| name | design-artifact-pipeline |
| description | Design the generation pipeline for non-text deliverables — templates, rendering, design tokens, storage, and verification. |
/design-artifact-pipeline - Artifact Pipeline Design
When to Use
- When the OS produces deliverables beyond conversation text (PDFs, CSVs, images, HTML)
- After
/design-skills (need to know which skills produce artifacts)
- When
domain-input/artifact-pipeline.md needs to be filled
- Skip if all OS output is conversational text
Inputs
- Auto-loaded:
output/designs/skill-designs.md (which skills produce non-text output)
- Auto-loaded:
domain-input/audiences.md (who receives artifacts, what format they expect)
- Auto-loaded:
domain-input/domain-workflow.md (where artifacts fit in the pipeline)
Process
Step 1: Inventory Artifact Types
From the skill designs, list every non-text output:
| Artifact Type | Produced By | Format | Audience | Purpose |
|---|
| [e.g., Tailored resume] | /[skill] | PDF | Recruiter, ATS | Job application |
| [e.g., Evaluation report] | /[skill] | Markdown | User | Decision support |
| [e.g., Data export] | /[skill] | CSV/TSV | External system | Data transfer |
Step 2: Design Each Pipeline
For each artifact type with a non-trivial render process:
Template:
- What base template is used? (HTML file, markdown template, CSV schema)
- Where is it stored? (templates/[name].[ext])
- What's customizable vs fixed?
Design Tokens (for visual artifacts):
- Fonts: [family, weights]
- Colors: [primary, secondary, accent — with HSL/hex values]
- Spacing: [margins, padding, gaps]
- Layout: [single-column, grid, sections order]
Content Generation:
- Which context files are read?
- How is content adapted per target? (keyword injection, reordering, archetype framing)
- What content rules apply? (never fabricate, reformulate existing experience, etc.)
Render Pipeline:
- [Step 1: Read source data]
- [Step 2: Generate intermediate format]
- [Step N: Convert to output format]
Tool Requirements:
- What tools are needed? (Playwright for HTML→PDF, Node.js script, MCP server)

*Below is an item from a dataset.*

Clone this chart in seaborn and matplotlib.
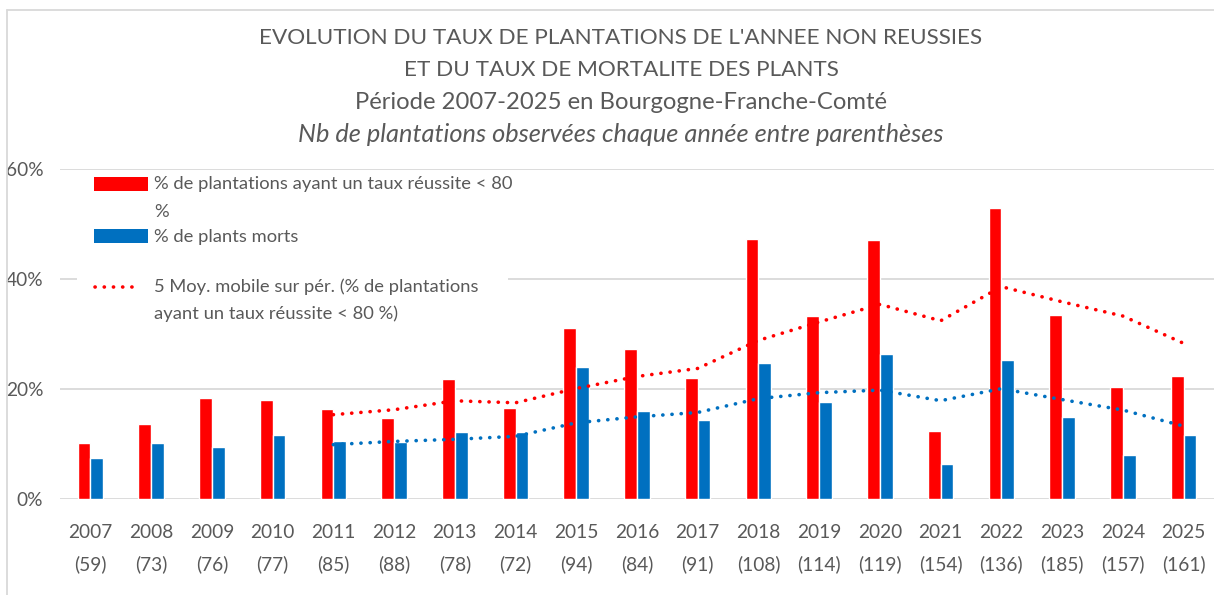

- Fallback if tool unavailable?
Storage & Naming:
- Output directory: [output-folder]/[subfolder]/
- Naming convention: [type]-[context]-[date].[ext]
- Sequential numbering if applicable?
Verification:
- Format-specific checks (ATS-parseable, valid CSV, correct dimensions)
- Content checks (keyword coverage, section completeness)
- Cross-reference checks (artifact matches evaluation report)
Step 3: Centralize Design Tokens
If multiple artifacts share visual design:
- Define tokens once in templates/ or config/
- Reference from each pipeline
- Prevent scatter across individual skills
Step 4: Define Fallback Behavior
For each render tool dependency:
- If Playwright unavailable → [fallback: generate HTML only, explain how to convert]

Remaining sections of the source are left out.